Pull out the lines from the line containing "Emit a Python" through the line containing "g_y2ticks = [0, 10, 20, 30, 40]", both lines included, and copy them exactly.
___ Provided material
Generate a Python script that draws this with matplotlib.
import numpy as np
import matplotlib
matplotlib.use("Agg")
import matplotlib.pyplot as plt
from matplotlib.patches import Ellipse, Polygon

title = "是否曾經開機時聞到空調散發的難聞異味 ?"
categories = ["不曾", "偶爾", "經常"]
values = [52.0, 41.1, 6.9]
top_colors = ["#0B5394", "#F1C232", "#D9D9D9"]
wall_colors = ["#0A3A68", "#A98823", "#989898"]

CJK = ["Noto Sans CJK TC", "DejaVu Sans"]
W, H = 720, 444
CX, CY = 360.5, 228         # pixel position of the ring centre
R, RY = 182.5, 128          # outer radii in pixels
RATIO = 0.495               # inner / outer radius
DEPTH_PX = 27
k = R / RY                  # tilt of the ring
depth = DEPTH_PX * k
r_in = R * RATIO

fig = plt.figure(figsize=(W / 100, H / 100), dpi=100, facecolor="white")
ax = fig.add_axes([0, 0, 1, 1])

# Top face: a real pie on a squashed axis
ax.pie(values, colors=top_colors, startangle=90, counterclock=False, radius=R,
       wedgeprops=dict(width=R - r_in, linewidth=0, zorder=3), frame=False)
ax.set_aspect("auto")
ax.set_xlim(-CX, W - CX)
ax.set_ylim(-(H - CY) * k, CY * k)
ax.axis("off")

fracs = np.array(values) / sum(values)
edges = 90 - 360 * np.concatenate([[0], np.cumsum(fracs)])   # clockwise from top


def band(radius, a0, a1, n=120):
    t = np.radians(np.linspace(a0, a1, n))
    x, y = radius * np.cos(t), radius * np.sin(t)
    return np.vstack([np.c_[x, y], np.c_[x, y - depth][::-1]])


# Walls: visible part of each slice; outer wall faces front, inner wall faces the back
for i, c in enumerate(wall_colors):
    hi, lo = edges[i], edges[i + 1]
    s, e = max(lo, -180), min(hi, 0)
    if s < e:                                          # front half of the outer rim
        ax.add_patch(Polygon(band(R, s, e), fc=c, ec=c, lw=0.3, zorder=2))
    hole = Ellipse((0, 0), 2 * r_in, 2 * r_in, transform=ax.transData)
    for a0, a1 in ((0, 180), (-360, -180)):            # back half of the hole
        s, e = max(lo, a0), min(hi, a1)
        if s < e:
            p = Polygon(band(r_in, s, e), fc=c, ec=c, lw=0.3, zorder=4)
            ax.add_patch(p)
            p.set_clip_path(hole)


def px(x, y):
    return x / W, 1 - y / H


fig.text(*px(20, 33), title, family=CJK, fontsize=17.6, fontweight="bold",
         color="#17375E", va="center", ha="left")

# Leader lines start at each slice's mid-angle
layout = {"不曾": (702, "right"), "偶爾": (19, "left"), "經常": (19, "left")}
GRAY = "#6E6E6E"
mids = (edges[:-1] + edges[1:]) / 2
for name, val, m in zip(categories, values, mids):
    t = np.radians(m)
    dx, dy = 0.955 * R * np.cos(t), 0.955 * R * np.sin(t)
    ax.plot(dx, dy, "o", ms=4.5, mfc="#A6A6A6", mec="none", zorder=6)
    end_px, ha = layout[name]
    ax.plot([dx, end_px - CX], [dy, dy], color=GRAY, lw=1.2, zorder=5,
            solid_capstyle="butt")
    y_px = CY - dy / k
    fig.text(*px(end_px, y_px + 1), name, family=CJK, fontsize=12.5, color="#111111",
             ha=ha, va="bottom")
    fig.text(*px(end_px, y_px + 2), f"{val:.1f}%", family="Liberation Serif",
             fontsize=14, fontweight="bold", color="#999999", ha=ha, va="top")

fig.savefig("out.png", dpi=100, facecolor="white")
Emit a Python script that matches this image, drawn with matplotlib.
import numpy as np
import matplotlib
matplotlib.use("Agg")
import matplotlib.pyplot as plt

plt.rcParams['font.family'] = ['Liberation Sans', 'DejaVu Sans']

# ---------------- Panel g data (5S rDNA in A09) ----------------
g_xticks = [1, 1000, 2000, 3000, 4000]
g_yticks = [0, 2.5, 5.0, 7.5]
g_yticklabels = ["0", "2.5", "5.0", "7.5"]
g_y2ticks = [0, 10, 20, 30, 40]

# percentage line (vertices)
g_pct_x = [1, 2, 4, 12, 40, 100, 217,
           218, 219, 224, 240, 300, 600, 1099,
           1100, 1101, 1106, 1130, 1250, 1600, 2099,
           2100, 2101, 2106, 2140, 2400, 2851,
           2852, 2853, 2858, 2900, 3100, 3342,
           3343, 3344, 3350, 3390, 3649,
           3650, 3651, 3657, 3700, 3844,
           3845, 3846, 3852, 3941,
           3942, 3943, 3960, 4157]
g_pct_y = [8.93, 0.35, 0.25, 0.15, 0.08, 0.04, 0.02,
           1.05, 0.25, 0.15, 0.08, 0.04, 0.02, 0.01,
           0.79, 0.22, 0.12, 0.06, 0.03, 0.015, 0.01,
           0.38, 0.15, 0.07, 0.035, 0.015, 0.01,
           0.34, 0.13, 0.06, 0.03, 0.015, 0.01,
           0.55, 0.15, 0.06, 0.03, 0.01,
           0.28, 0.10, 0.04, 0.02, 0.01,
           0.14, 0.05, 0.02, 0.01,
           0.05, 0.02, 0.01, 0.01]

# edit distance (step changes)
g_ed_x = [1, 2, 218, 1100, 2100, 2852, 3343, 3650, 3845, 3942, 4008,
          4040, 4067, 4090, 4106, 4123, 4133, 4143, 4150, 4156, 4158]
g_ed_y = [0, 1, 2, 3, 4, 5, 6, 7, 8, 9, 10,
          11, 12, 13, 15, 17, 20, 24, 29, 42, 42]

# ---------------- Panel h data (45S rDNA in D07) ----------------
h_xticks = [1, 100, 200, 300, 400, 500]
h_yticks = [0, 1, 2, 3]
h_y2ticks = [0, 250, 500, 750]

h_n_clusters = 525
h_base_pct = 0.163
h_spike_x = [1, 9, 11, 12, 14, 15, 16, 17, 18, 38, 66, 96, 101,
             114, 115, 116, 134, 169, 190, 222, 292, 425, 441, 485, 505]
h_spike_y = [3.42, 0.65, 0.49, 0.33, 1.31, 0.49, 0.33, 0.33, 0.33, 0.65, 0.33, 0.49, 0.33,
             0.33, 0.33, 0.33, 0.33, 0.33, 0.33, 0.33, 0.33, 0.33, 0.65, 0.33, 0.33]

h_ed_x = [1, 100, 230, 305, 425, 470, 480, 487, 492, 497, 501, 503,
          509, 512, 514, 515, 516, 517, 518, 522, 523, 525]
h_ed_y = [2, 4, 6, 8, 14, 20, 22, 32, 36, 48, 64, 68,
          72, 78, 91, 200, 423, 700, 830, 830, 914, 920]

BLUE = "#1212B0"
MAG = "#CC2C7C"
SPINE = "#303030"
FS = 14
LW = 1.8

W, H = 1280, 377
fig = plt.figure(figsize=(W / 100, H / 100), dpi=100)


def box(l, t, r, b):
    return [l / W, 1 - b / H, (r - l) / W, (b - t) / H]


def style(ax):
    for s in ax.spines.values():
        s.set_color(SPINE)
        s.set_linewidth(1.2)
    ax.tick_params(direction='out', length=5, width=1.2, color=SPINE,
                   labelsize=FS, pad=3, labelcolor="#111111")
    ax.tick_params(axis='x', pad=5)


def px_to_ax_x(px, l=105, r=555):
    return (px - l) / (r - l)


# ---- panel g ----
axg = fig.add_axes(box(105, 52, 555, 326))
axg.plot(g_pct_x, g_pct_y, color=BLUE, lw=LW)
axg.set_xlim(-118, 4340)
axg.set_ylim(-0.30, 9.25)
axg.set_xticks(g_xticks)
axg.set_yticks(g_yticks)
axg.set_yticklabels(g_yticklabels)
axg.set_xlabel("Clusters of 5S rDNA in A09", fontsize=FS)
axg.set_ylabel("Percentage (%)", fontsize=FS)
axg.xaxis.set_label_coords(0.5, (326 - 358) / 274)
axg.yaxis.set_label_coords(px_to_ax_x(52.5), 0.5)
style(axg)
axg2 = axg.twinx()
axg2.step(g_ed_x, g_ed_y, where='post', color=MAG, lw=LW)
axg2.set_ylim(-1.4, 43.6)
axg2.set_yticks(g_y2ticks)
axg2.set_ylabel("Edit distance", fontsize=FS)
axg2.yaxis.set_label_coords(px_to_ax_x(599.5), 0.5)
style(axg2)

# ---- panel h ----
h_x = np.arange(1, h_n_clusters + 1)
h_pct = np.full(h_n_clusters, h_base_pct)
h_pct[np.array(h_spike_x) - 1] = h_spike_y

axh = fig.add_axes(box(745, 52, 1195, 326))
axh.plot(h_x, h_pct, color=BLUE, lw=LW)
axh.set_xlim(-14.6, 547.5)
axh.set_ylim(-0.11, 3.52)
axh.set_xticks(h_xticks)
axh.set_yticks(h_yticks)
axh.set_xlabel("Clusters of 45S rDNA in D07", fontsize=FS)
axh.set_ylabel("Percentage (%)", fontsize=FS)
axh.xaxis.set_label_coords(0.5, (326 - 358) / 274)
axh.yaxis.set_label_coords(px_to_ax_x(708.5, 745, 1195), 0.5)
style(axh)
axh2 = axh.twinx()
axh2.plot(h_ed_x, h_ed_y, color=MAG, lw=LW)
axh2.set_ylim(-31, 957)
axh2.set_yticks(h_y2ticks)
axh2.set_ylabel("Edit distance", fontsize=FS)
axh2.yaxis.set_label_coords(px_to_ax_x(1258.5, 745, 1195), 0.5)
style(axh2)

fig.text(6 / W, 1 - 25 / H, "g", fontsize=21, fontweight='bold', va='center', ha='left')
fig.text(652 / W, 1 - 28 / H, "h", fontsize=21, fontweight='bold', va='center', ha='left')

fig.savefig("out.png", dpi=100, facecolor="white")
______
___ Provided material
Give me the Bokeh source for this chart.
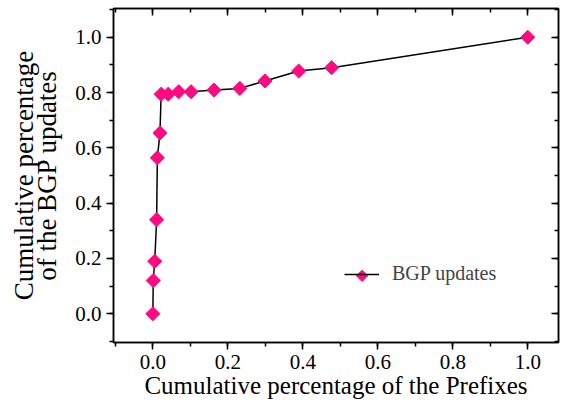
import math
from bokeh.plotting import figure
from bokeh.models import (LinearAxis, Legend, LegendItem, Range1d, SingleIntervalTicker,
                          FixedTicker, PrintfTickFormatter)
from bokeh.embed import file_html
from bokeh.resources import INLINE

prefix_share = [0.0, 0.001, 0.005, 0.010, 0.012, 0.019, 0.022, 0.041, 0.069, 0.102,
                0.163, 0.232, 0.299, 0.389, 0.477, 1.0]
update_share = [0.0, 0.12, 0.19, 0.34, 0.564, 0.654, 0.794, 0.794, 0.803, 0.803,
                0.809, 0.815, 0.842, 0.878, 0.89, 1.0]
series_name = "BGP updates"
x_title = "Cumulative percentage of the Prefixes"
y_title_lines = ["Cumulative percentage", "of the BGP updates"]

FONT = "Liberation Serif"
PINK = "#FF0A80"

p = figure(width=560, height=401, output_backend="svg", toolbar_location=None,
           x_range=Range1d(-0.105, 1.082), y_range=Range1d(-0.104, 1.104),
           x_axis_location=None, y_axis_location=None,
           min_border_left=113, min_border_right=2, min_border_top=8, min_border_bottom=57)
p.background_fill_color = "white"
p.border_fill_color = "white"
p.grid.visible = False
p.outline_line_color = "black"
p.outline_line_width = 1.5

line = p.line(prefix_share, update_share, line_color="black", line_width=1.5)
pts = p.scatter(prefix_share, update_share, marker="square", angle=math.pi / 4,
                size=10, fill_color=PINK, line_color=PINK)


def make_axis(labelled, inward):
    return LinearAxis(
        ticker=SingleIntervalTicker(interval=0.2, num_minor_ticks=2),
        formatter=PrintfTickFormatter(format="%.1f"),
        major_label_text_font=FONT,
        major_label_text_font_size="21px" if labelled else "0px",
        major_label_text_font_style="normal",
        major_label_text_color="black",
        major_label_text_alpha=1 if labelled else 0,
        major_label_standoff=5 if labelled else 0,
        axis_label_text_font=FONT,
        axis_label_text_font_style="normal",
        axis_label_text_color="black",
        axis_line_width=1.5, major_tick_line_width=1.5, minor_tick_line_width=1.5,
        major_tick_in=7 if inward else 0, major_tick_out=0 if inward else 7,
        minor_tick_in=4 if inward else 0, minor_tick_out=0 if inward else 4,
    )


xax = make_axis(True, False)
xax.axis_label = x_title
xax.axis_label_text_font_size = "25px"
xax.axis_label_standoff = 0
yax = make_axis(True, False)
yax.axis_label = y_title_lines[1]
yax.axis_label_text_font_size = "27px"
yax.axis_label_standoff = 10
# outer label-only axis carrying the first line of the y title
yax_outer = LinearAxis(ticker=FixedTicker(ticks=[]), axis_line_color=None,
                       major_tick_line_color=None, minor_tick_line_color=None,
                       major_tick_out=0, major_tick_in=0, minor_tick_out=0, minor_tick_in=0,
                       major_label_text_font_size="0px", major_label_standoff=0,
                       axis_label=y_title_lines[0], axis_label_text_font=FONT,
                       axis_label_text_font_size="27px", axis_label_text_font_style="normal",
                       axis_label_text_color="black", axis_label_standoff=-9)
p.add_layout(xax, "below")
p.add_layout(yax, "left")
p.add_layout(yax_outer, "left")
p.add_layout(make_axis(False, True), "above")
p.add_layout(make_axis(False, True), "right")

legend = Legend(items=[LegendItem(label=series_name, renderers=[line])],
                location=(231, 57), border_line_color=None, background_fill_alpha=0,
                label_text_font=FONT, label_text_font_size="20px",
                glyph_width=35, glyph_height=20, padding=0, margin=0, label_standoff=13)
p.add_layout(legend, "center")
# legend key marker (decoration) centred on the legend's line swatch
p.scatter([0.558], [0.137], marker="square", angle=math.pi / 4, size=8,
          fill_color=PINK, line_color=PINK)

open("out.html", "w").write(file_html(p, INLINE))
______
___ Provided material
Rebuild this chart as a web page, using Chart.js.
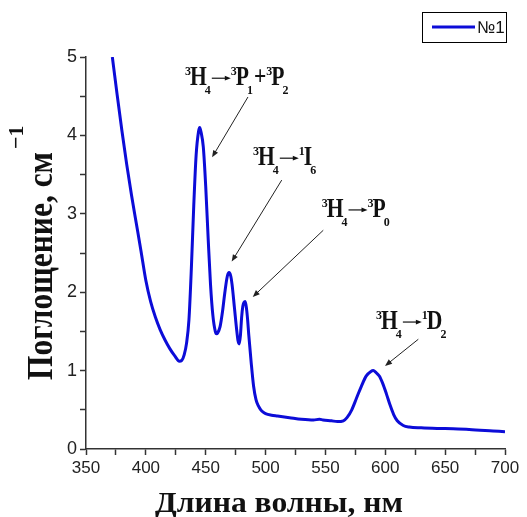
______
# Exercise output
Emit a Python script that matches this image, drawn with matplotlib.
import numpy as np
import matplotlib
matplotlib.use("Agg")
import matplotlib.pyplot as plt

plt.rcParams['font.family'] = ['Liberation Sans', 'DejaVu Sans']

# ---------------- Panel g data (5S rDNA in A09) ----------------
g_xticks = [1, 1000, 2000, 3000, 4000]
g_yticks = [0, 2.5, 5.0, 7.5]
g_yticklabels = ["0", "2.5", "5.0", "7.5"]
g_y2ticks = [0, 10, 20, 30, 40]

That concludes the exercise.